It goes without saying that had Turkey not spent the last few years doing everything it could to destroy its erstwhile alliance with Israel there would have been no debate in the Knesset yesterday about whether to commemorate the Turkish genocide of Armenians during World War I. But since the Turks have become the sponsors and perhaps even the financial backers of Hamas, the consensus within the Israel to stay away from anything touching the Armenian question has dissolved. Though there were some MKs who thought the commemoration should be shelved as part of a new effort to win back the affections of Turkey, most Israelis rightly understand the ship has sailed on good relations with its former ally.

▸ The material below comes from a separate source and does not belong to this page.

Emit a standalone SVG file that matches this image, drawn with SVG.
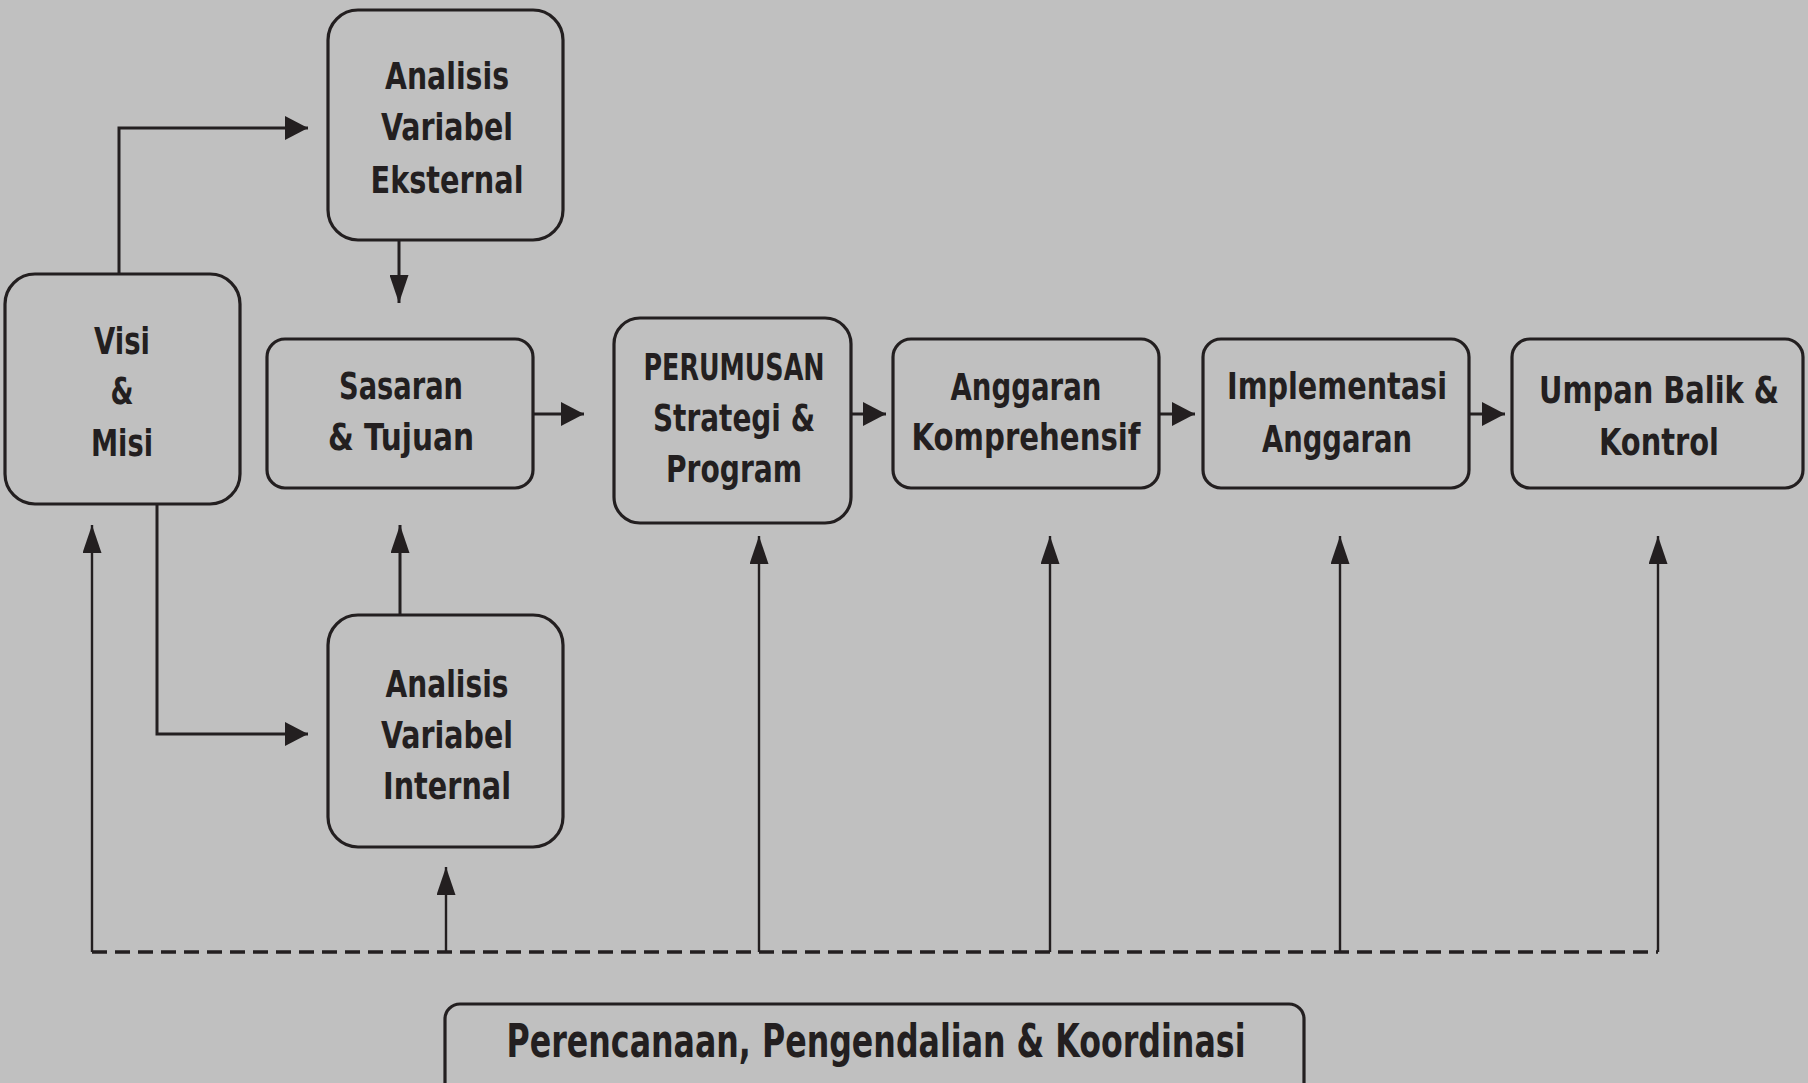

The discussion will, it should be admitted, do nothing to ameliorate the now tense relationship, let alone revive the now shattered alliance between the two nations. With the Turks, as Max noted yesterday, willing to engage in name calling and accusations with France over the genocide issue, there can be no doubt that the Knesset’s session will only widen the breech between Ankara and Jerusalem. But rather than a mystery, the Turks’ decision to make a nearly century-old controversy a diplomatic litmus test can be understood in light of their history. Their unwillingness to bend even a little bit on the Armenians must be understood as something that speaks to their national identity and is unlikely to be dropped anytime soon.

Max is right that logically it makes no sense for the Turkish republic to be so uptight about criticism of the actions of the Ottoman Empire that it replaced. But the Turkish Army carried out the mass slaughter of Armenians. The army was the heart and soul of the Ataturk regime that succeeded the old empire. It was the same army, led by Ataturk, that defeated the Greeks in the aftermath of World War I and evicted the Greeks from Asia Minor.

Though we may see no connection between the Young Turk government that conducted the genocide and what followed, Ataturk’s modern republic is based on the idea of creating a Turkish national identity in which minorities such as the Greeks, the Kurds and, yes, the Armenians could play no real role. While the exodus of the Greeks from Turkey was more a matter of a mass ethnic cleansing than genocide, the intent was not dissimilar. So, too, was the decades-long Turkish campaign to eradicate the language, culture and political identity of the Kurds within their borders.

I agree that Turkish gestures toward the Armenians or just a decision to drop their perennial campaign to make other nations stop commemorating the genocide would objectively cost them nothing. But they can’t seem to do it because to admit that Turks were at fault with the Armenians might also mean they were at fault with the Greeks or the Kurds. Just as the political culture of the Palestinians is so obsessed with negating Zionism that it prevents them from doing the rational thing and making peace with Israel, so, too does Turkey’s history render them incapable of giving up the argument about the Armenians.

The one upside to the decision of Turkey’s Islamic government to betray their alliance with Israel and embrace Hamas is that it is no longer obligated to keep quiet about the Armenian genocide. The same goes for American Jews who understandably chose to make nice with the Turks for the sake of their backing of Israel. No longer need Israelis listen to lectures about the treatment of the Palestinians from a government that denies the Armenian genocide while oppressing Kurds in our own time.